Now that the economy is up and running again, it is time to talk about business. This is the time for business people start to talk about starting new businesses and investing. There are many options for creating entities which will provide protection to investors in connection with new businesses. An entity that is often used by investors is something called the de facto partnership. This occurs when two or more people get together to start a business but never really decide whether to form a legal entity. In fact, what often happens is that the business formed by two or more people rolls merrily along until something goes wrong. That is when the lawyers are called and a request is made to figure out, after the fact, what the parties intended and how the assets and liabilities of the business should be apportioned.

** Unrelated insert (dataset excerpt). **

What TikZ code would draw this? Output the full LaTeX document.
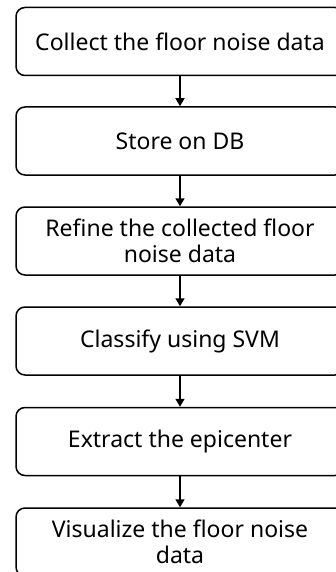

Perhaps we can all agree that this is less than an ideal circumstance. Competent business people should decide in advance, together with their counsel and tax consultants, the best entity to form in order to provide the maximum legal and tax protection. The Florida Legislature, however, has recognized that many people simply do not have this level of foresight. Instead, what often happens is that a business is begun with only a trade name or a DBA (“doing business as” name). In cases in which the partners decide to go their separate ways, there is often a disagreement among the partners as to how to divide assets and/or profits and it often becomes the job of counsel, with the assistance of the Court, to figure out who gets what.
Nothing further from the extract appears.